一例を挙げれば、食事をするときは誰のおかげかを考え、感謝の心を忘れず、農家の人の苦労に思いを馳せ、こんな自分でも食事ができていること、世の中には自分より困窮している人がいること、昔の人は十分に食べられなかったことを思い出せという。武士であり、すでに世に聞こえた大学者であった益軒の謙虚さと、すべての人に向ける優しい眼差しが印象的である。

思想面では、益軒は晩年になって朱子学に批判的な立場を取り、若い時期に親しんだ陽明学の中の知行合一(ちこうごういつ)という概念を重んじるようになる。知行合一とは、煎じ詰めれば、「知っていても実行しなければ知っているとはいえない」という実践重視の考え方である。

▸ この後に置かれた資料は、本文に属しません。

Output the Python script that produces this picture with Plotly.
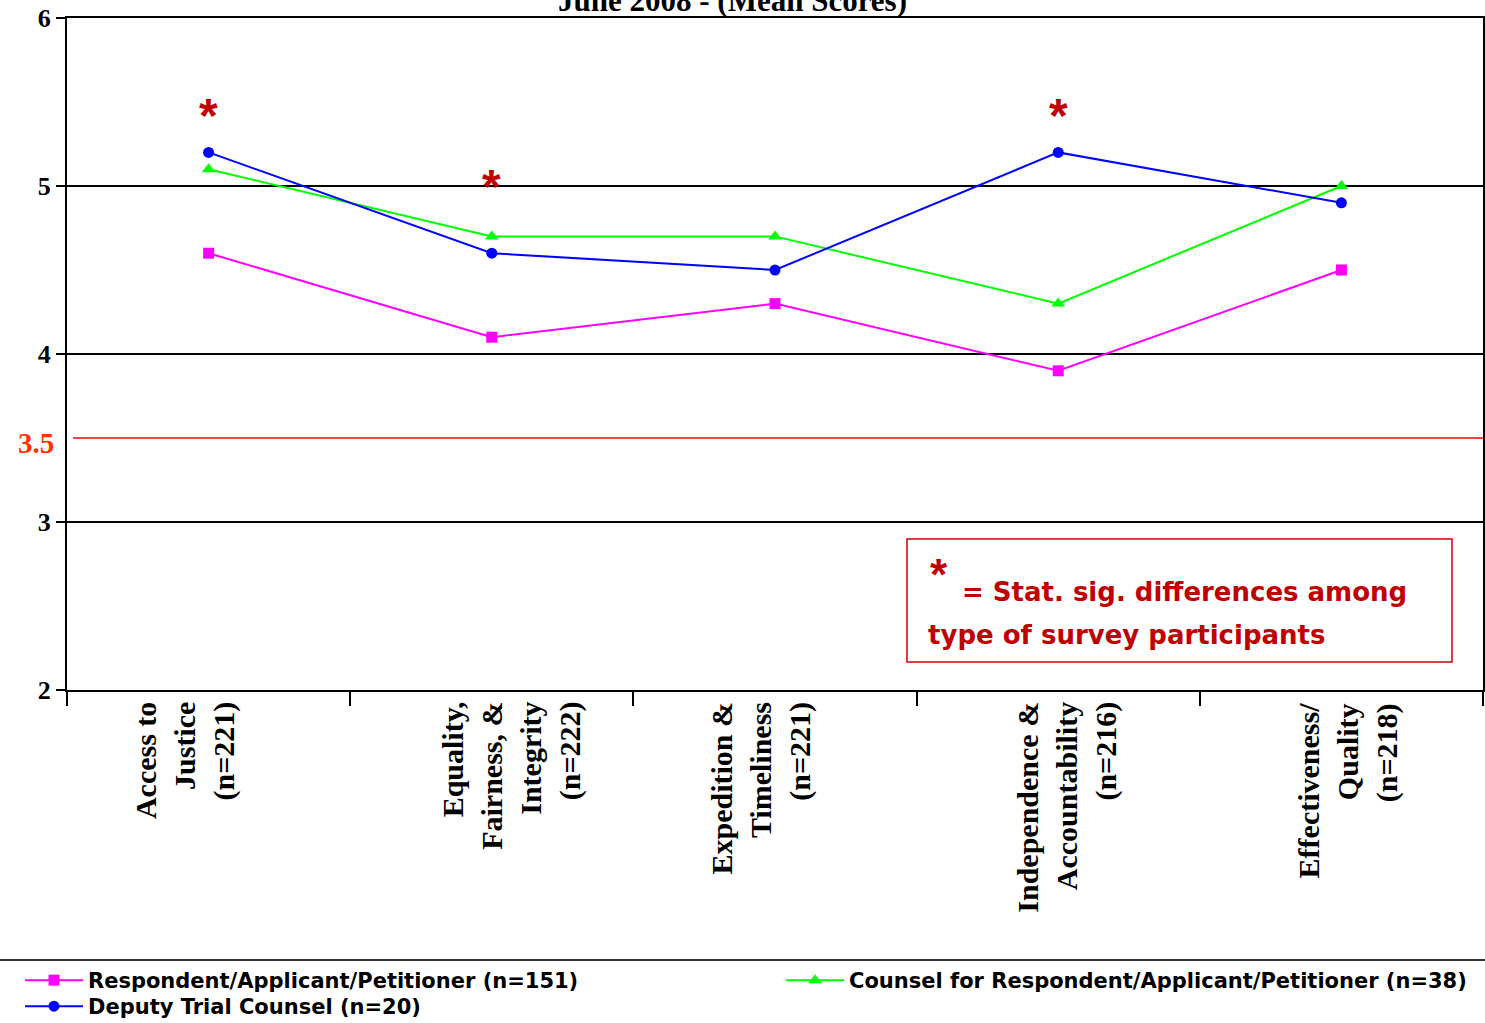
import plotly.graph_objects as go

categories = [
    "Access to<br>Justice<br>(n=221)",
    "Equality,<br>Fairness, &<br>Integrity<br>(n=222)",
    "Expedition &<br>Timeliness<br>(n=221)",
    "Independence &<br>Accountability<br>(n=216)",
    "Effectiveness/<br>Quality<br>(n=218)",
]
respondent = [4.6, 4.1, 4.3, 3.9, 4.5]
counsel = [5.1, 4.7, 4.7, 4.3, 5.0]
deputy = [5.2, 4.6, 4.5, 5.2, 4.9]

sig_categories = [categories[0], categories[1], categories[3]]
sig_y = [5.42, 5.0, 5.42]

y_ticks = [2, 3, 4, 5, 6]
threshold = 3.5

# per-label horizontal offsets of the rotated category labels (px)
label_shift = [-24, 19, -15, 8, 7]

W, H = 1485, 1023
ml, mr, mt, mb = 67, 2, 18, 333

serif = "Liberation Serif"
sans = "Liberation Sans"
wide_sans = "DejaVu Sans"
sig_red = "#C00000"

fig = go.Figure()
fig.add_trace(go.Scatter(
    x=categories, y=respondent, mode="lines+markers",
    name="Respondent/Applicant/Petitioner (n=151)",
    line=dict(color="#FF00FF", width=2),
    marker=dict(symbol="square", size=11, color="#FF00FF"),
    legend="legend",
))
fig.add_trace(go.Scatter(
    x=categories, y=counsel, mode="lines+markers",
    name="Counsel for Respondent/Applicant/Petitioner (n=38)",
    line=dict(color="#00FF00", width=2),
    marker=dict(symbol="triangle-up", size=12, color="#00FF00"),
    legend="legend2",
))
fig.add_trace(go.Scatter(
    x=categories, y=deputy, mode="lines+markers",
    name="Deputy Trial Counsel (n=20)",
    line=dict(color="#0000FF", width=2),
    marker=dict(symbol="circle", size=11, color="#0000FF"),
    legend="legend3",
))

pw = W - ml - mr
ph = H - mt - mb
def px(xp):
    return (xp - ml) / pw
def py(yp):
    return (H - mb - yp) / ph

annotations = []
for c, s in zip(categories, label_shift):
    annotations.append(dict(
        x=c, y=py(700), xref="x", yref="paper", text="<b>" + c + "</b>",
        showarrow=False, textangle=-90, align="right",
        xanchor="center", yanchor="top", xshift=s,
        font=dict(family=serif, size=30, color="black"),
    ))

for c, yv in zip(sig_categories, sig_y):
    annotations.append(dict(
        x=c, y=yv, xref="x", yref="y", text="<b>*</b>", showarrow=False,
        font=dict(family=sans, size=48, color=sig_red),
        xanchor="center", yanchor="middle",
    ))

# threshold label
annotations.append(dict(
    x=px(56), y=threshold, xref="paper", yref="y", text="<b>3.5</b>",
    showarrow=False, xanchor="right", yanchor="middle", yshift=-5,
    font=dict(family=serif, size=29, color="#FF3300"),
))

# title (cut off at top)
annotations.append(dict(
    x=px(732), y=py(1), xref="paper", yref="paper",
    text="<b>June 2008 - (Mean Scores)</b>", showarrow=False,
    xanchor="center", yanchor="middle",
    font=dict(family=serif, size=31, color="black"),
))

annotations.append(dict(
    x=px(928), y=py(574), xref="paper", yref="paper", text="<b>*</b>",
    showarrow=False, xanchor="left", yanchor="middle",
    font=dict(family=sans, size=44, color=sig_red),
))
annotations.append(dict(
    x=px(960), y=py(592), xref="paper", yref="paper",
    text="<b>= Stat. sig. differences among</b>",
    showarrow=False, xanchor="left", yanchor="middle",
    font=dict(family=wide_sans, size=26, color=sig_red),
))
annotations.append(dict(
    x=px(926), y=py(635), xref="paper", yref="paper",
    text="<b>type of survey participants</b>",
    showarrow=False, xanchor="left", yanchor="middle",
    font=dict(family=wide_sans, size=26, color=sig_red),
))

shapes = [
    dict(type="line", xref="paper", yref="y", x0=px(73), x1=1, y0=threshold, y1=threshold,
         line=dict(color="#FF0000", width=1.5), layer="below"),
    dict(type="rect", xref="paper", yref="paper", x0=px(907), x1=px(1452), y0=py(662), y1=py(539),
         line=dict(color="#D00000", width=1.5), fillcolor="rgba(0,0,0,0)"),
    dict(type="line", xref="paper", yref="paper", x0=px(0), x1=px(W), y0=py(960), y1=py(960),
         line=dict(color="#333333", width=2)),
]

legend_font = dict(family=wide_sans, size=21, color="black", weight="bold")

def legend_at(xpix, ypix):
    return dict(
        xref="container", yref="container",
        x=xpix / W, y=1 - ypix / H, xanchor="left", yanchor="top",
        orientation="v", bgcolor="rgba(0,0,0,0)",
        font=legend_font, itemwidth=58, tracegroupgap=0,
    )

fig.update_layout(
    width=W, height=H,
    margin=dict(l=ml, r=mr, t=mt, b=mb, pad=0, autoexpand=False),
    paper_bgcolor="white", plot_bgcolor="white",
    showlegend=True,
    annotations=annotations,
    shapes=shapes,
    xaxis=dict(
        type="category", tickson="boundaries",
        showline=True, linecolor="black", linewidth=2, mirror=True,
        showgrid=False, ticks="outside", ticklen=14, tickcolor="black", tickwidth=2,
        showticklabels=False, automargin=False,
        range=[-0.5, 4.5],
    ),
    yaxis=dict(
        range=[2, 6], tickvals=y_ticks, automargin=False,
        showline=True, linecolor="black", linewidth=2, mirror=True,
        showgrid=True, gridcolor="black", gridwidth=1.5,
        ticks="outside", ticklen=9, tickcolor="black", tickwidth=2,
        tickfont=dict(family=serif, size=26, color="black", weight="bold"),
        zeroline=False,
    ),
    legend=legend_at(20, 960),
    legend2=legend_at(781, 960),
    legend3=legend_at(20, 986),
)

fig.write_html("out.html")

『養生訓』を出版した翌年の1714(正徳4)年、最晩年に刊行された『慎思録(しんしろく)』には、よく知られる一節、「学ぶだけで人の道を知らなければ学んだとはいえない。人の道を知っていても、実践しなければ知っているとはいえない」がある。

栄養過多が問題視され始めた時代に書かれた

死去する前年においても体力気力ともに充実し、自ら筆を執って『養生訓』8巻を書き上げた益軒は、83歳で見事に天寿をまっとうした。その姿は、生涯をかけて追求した養生の道が正しかったことを雄弁に物語っている。

『養生訓』は我々に何を教えてくれるであろうか。

益軒の時代には、食べる目的がそれまでの「生きること」から「楽しむこと」に変化し、栄養不足ではなく栄養過多を原因とする病気に注目が集まっていた。飽食の時代といわれて久しく、生活習慣病やメタボリック症候群が蔓延する現代と重なる。

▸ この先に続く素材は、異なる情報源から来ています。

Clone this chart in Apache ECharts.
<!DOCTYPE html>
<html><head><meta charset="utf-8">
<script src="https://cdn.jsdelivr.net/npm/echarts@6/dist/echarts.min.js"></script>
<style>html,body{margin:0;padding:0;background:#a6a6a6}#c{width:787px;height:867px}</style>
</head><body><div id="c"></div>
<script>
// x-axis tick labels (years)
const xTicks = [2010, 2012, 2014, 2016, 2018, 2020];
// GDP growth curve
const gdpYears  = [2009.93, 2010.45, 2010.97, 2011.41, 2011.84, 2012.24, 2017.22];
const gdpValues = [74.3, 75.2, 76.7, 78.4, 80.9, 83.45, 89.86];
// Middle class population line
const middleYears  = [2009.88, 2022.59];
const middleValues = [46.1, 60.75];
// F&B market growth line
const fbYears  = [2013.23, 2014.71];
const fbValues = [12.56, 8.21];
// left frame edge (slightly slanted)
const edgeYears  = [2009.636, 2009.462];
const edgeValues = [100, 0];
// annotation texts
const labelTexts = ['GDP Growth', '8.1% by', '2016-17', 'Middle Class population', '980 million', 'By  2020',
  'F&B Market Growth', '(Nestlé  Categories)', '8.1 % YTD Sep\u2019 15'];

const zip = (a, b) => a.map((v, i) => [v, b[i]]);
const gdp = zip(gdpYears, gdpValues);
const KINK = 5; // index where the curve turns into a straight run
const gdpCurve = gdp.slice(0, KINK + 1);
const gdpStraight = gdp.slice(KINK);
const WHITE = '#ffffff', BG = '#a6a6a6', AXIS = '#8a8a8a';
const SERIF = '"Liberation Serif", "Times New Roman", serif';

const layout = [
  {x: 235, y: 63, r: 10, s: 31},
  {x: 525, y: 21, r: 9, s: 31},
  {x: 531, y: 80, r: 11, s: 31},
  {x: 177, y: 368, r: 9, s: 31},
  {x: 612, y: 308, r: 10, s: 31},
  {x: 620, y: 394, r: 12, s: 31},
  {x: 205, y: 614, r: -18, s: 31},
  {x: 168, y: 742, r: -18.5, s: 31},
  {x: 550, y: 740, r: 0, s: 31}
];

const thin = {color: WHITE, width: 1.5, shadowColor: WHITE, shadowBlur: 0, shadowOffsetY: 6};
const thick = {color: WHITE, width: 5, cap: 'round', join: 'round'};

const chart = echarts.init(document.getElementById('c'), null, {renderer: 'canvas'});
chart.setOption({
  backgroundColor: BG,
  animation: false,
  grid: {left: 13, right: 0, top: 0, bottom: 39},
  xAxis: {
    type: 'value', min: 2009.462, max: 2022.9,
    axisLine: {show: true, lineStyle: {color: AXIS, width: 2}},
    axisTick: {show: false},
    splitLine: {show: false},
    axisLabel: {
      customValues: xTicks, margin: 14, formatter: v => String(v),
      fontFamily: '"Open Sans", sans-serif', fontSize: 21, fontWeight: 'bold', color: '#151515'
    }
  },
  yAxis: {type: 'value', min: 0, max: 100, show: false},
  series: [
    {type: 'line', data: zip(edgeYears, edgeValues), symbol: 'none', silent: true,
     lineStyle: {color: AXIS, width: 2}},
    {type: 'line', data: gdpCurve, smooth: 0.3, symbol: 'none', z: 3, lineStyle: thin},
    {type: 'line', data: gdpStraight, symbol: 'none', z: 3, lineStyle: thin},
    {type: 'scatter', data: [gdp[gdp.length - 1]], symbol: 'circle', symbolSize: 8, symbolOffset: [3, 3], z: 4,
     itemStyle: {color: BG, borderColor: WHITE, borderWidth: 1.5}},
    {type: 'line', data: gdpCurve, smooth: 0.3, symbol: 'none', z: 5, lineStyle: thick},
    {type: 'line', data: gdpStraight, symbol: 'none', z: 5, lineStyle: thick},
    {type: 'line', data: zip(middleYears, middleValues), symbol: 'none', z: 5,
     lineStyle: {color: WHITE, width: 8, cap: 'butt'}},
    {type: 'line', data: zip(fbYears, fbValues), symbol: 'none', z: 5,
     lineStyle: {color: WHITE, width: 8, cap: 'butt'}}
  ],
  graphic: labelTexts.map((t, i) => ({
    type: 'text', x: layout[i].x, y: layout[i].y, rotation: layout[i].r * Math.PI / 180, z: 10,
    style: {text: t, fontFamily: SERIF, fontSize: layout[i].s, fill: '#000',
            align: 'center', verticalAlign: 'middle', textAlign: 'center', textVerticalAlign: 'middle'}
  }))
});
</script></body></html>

初版から300年を超えた今日でも、当時の食材や献立、調理法、摂取法のほとんどが馴染み深いものであるため、実用書として大いに参考になる。

食養生の例

また、誰もがストレスに喘ぐ現代人からみると江戸の暮らしにはのんびりしたイメージがあるが、礼節と忠孝に縛られた社会の中で、人付き合いには細やかな配慮が求められていた。『養生訓』は「心の養生」としてストレス管理の大切さを強調し、その軽減法を具体的に教えてくれている。